The request. Pull out every line with the word "this".

Entries shown.
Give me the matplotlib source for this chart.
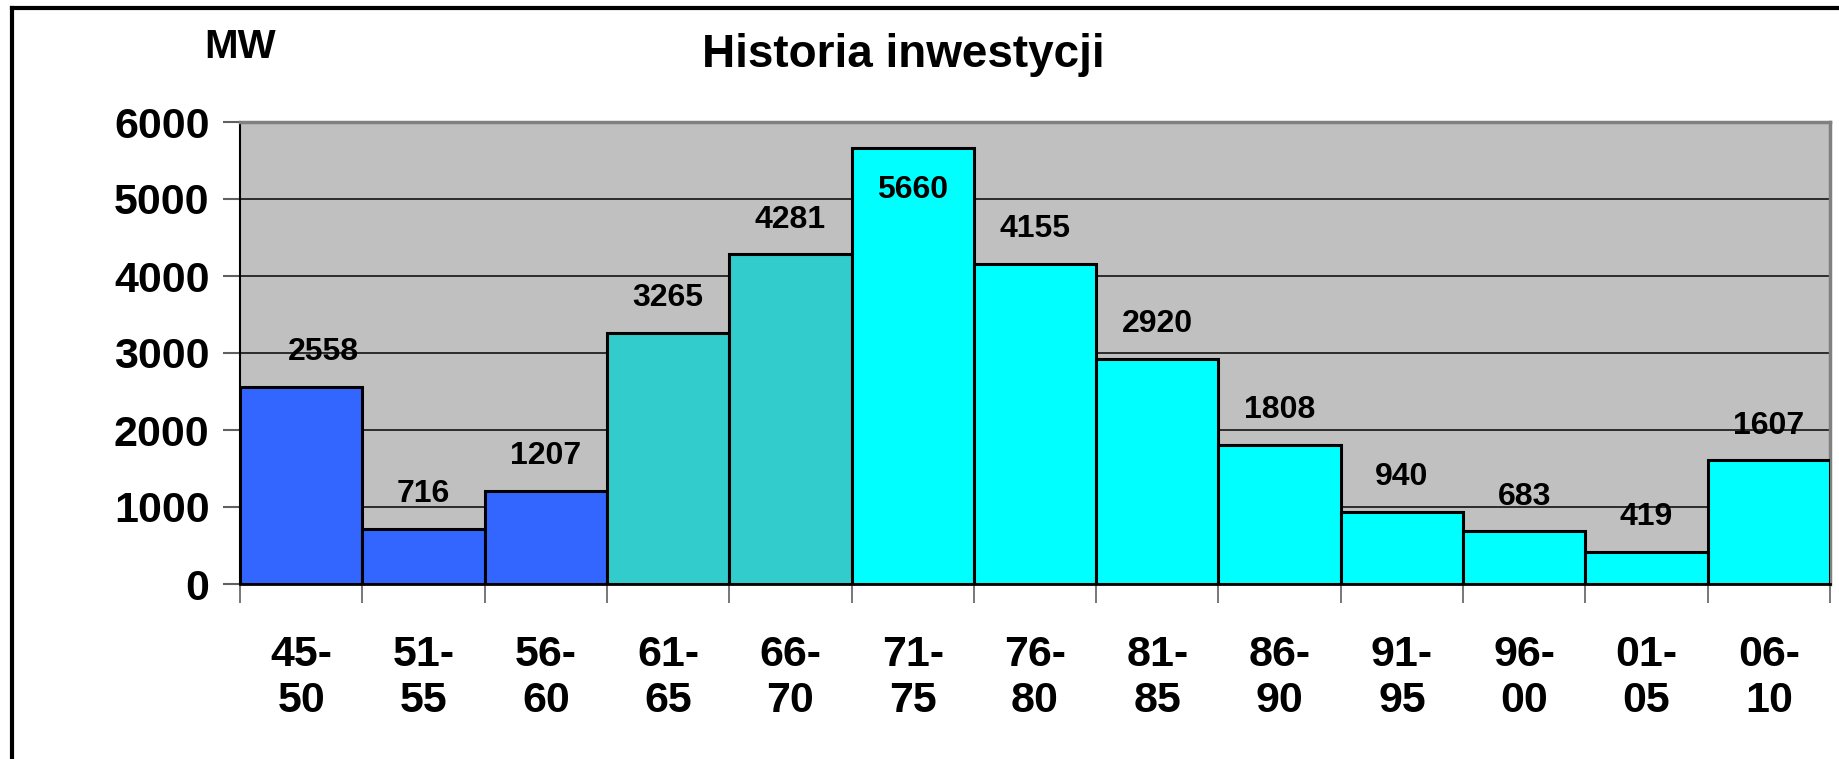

--

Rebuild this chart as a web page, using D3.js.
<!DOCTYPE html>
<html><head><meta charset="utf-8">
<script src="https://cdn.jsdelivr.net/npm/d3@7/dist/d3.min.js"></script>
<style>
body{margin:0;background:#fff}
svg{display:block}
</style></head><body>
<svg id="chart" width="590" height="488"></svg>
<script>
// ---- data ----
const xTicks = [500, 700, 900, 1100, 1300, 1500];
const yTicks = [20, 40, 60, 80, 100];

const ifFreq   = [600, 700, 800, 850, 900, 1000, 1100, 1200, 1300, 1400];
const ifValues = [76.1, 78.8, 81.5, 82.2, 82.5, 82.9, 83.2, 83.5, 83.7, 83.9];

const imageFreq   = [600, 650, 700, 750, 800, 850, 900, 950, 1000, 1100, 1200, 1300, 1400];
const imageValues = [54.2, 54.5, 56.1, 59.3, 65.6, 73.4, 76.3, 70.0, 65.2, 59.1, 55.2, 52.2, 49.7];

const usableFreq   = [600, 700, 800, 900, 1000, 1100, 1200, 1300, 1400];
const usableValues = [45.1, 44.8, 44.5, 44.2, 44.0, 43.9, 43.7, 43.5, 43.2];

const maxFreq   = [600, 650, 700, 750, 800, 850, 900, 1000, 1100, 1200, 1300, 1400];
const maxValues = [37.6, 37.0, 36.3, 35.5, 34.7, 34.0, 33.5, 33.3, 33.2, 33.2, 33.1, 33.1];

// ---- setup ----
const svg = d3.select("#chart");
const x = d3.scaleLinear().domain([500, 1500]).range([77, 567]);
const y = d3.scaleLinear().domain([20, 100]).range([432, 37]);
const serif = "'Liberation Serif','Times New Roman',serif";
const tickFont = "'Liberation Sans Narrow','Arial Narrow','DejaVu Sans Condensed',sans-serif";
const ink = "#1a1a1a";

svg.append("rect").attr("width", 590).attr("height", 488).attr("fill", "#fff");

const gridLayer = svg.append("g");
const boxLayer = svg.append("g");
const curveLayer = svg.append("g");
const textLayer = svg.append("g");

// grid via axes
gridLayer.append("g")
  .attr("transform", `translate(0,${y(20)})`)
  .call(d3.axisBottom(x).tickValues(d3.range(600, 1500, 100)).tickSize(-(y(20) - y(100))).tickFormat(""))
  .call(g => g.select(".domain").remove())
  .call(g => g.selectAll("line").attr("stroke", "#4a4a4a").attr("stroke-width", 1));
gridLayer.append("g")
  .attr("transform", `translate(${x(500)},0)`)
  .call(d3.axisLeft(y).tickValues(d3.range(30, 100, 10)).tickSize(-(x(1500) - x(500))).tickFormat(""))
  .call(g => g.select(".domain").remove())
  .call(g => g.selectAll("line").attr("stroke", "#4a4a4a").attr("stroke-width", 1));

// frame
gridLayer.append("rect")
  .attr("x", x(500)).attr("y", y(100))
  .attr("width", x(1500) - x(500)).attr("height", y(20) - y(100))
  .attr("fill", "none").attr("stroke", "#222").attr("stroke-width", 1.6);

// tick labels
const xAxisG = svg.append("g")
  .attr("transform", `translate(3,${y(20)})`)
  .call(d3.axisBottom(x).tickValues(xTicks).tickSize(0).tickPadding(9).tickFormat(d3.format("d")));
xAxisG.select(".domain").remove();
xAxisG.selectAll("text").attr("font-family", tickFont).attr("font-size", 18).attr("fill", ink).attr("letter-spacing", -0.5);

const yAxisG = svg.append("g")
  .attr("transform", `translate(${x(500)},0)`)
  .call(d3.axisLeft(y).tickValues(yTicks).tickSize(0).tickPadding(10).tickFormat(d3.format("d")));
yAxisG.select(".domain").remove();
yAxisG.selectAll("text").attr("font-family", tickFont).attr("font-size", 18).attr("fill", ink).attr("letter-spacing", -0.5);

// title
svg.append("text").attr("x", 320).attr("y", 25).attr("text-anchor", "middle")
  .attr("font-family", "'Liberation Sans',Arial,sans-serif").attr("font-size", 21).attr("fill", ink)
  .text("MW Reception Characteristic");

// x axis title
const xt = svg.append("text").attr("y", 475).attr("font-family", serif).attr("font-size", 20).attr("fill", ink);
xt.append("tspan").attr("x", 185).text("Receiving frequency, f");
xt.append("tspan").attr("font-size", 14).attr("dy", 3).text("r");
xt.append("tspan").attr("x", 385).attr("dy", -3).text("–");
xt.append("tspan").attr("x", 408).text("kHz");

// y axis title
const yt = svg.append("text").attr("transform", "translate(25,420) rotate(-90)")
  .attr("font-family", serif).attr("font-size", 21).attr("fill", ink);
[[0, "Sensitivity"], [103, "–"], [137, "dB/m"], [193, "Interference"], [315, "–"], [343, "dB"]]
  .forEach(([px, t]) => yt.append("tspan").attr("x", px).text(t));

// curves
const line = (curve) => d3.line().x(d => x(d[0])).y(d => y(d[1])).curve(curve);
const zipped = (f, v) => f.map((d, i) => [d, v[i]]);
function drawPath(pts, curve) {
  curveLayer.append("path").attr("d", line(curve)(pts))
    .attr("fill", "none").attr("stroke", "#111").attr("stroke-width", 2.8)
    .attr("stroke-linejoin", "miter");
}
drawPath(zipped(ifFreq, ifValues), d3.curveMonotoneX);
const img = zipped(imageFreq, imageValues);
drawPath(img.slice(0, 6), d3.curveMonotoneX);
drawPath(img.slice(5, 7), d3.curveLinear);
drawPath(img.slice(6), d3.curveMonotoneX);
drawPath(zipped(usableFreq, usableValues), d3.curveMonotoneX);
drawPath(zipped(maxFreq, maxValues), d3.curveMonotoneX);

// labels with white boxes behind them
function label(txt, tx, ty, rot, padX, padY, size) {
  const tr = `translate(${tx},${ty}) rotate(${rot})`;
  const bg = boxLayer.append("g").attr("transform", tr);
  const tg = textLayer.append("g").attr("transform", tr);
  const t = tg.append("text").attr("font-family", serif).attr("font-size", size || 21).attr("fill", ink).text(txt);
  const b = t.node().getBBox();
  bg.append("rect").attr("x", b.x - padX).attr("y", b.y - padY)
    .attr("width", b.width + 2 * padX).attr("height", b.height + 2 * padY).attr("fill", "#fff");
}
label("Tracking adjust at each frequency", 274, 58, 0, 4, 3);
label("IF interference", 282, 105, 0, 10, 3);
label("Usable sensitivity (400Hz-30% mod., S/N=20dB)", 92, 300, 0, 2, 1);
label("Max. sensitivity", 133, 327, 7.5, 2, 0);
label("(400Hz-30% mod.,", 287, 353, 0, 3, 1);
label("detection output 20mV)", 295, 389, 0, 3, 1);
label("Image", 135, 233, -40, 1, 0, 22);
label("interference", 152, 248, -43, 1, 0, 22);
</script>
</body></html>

Written answer.
Give me the matplotlib source for this chart.
Rebuild this chart as a web page, using D3.js.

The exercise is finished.